Hughes also demonstrated that his allegiance was to his projects and objects of his passion and not necessarily people. The film has a dramatic scene showing Hughes and his fiancée arguing. The Fiancée is the actor Katharine Hepburn. The phone rings while the two are embroiled in an argument, and Hughes promptly leaves to answer the phone. Hepburn is incensed by this. She follows him into the room and dares him to pick the call.
After a tense moment, Hughes gradually picks the phone and tells the caller that it is a bad time. However, Hughes is soon engrossed in a discussion with the caller because it concerns the cancellation of the Hercules contract. Hepburn’s countenance collapses, and it is clear that she is too angry and disappointed to fight any more. Their relationship collapsed because Hepburn did not feel that Hughes treated her fairly.
Integrative OB Model
In light of the Integrative OB Model, the three theories presented above have several points of commonality. Time was the main aspect reviewed during the discussion of stress as a factor influencing organizational behavior.

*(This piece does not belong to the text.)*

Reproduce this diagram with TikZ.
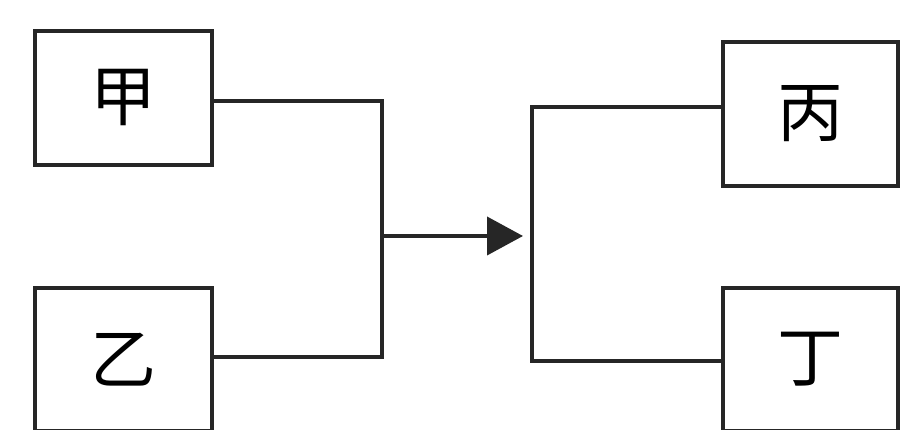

The use of time affected the effectiveness of the operations of Hughes’ company and contributed to the stress levels exhibited by various teams working for him. It is clear that because of Hughes’ low regard for professional ethics, especially financial accountability, his associates dealt with heightened stress. On the other hand, Hughes dealt with this situation by offering handsome pay to his employees.

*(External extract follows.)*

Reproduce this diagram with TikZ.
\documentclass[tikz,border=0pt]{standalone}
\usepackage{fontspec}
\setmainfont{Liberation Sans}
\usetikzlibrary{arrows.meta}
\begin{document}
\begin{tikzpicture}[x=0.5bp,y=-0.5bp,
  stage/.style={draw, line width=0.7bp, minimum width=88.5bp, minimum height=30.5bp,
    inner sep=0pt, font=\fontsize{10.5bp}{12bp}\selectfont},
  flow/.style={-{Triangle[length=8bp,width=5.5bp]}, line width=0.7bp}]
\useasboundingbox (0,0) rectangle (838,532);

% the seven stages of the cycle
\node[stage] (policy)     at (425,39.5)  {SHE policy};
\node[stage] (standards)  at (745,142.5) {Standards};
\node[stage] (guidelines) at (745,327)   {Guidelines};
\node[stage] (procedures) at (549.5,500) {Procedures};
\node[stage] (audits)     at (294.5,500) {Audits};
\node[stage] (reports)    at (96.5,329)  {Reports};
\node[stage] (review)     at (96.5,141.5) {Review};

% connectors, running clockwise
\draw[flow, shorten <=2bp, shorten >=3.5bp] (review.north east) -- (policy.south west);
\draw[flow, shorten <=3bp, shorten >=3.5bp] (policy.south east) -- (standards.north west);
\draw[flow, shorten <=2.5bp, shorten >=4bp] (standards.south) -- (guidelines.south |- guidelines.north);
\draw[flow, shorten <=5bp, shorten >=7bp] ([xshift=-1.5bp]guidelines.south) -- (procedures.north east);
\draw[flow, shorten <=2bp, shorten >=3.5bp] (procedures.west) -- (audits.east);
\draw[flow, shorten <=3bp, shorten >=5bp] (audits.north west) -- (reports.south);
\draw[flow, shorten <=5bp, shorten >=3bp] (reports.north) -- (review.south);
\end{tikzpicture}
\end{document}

The performance of different employees depended a lot on the interests of Hughes at any time. While the engineers working for him did their best according to conventional wisdom, Hughes always placed higher demands for perfection on the engineers. For instance, he was the first person to build a plane with countersunk rivets to reduce aerodynamic drag. He was also the first persons to build a large plane that could carry a battalion of troops and adequate equipment to launch an attack. Hughes achieved this by ensuring that his engineers were well paid and that they were motivated by the challenging goals he set for them.
On the other hand, Hughes lost his associates because of his whimsical nature when it came to the making of major decisions. Dietrich resigned from Hughes’ business empire after a dispute. Part of the dispute was that Hughes wanted to inflate the price of one of his companies before selling it to raise money for more aircraft. Hughes wanted Dietrich to invest some of his money in this plan. Similar, Hepburn left Hughes because of his inability to value their relationship. In this regard, Hughes floundered mainly because he interfered with the trust other people gave him. Also, he was not keen on observing business ethics.

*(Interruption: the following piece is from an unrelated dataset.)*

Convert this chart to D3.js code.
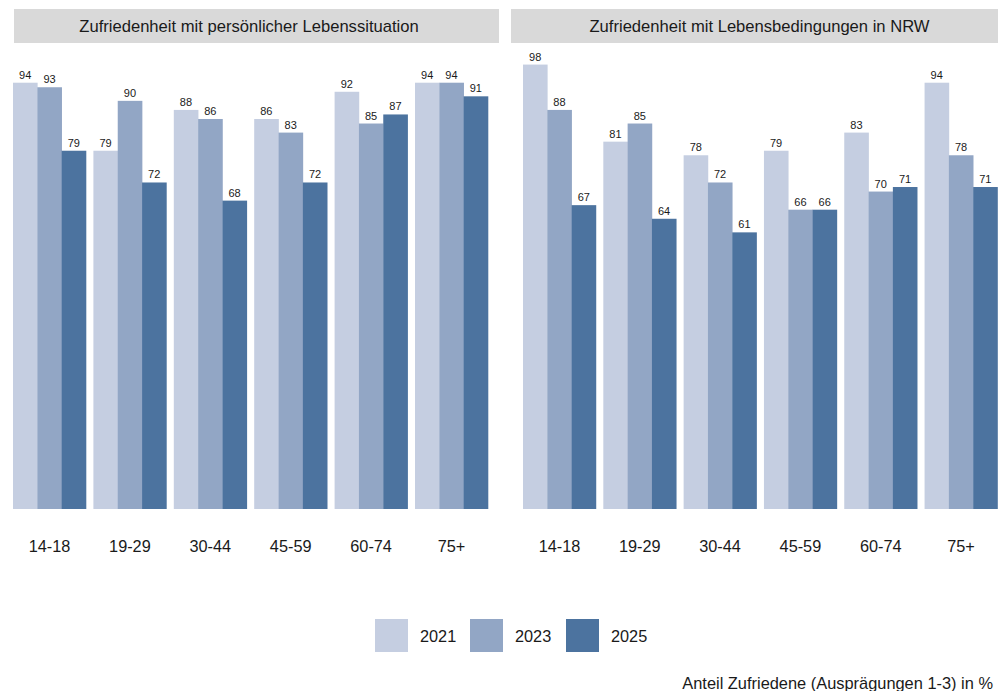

The main lessons gleaned from this assignment are as follows. First, there is a direct link between theory and practice in organizational behavior (Colquitt, LePine, and Wesson 4). The film reviewed has many aspects that demonstrate the impact of certain behaviours on the well-being of an organization. Secondly, it is clear that organizational leaders play a critical role in the operations of the organization. In this case, the convictions of Howard Hughes determined the eventual success or failure of the projects he undertook.
The main contribution of this assignment to the understanding of organizational behaviour is that organizations are dynamic. Different forces act on an organization at the same time, and they lead to different outcomes. The influence of different players varies. However, all the players contribute to the eventual state of the organization. Secondly, the overall character of an organization depends on the influence of the most powerful people in that organization.
Colquitt, Jason, Jeffery LePine and Michael Wesson. Organizational Behavior: Improving Performance and Commitment in the Workplace. New York: McGraw-Hill/Irwin, 2012. Print.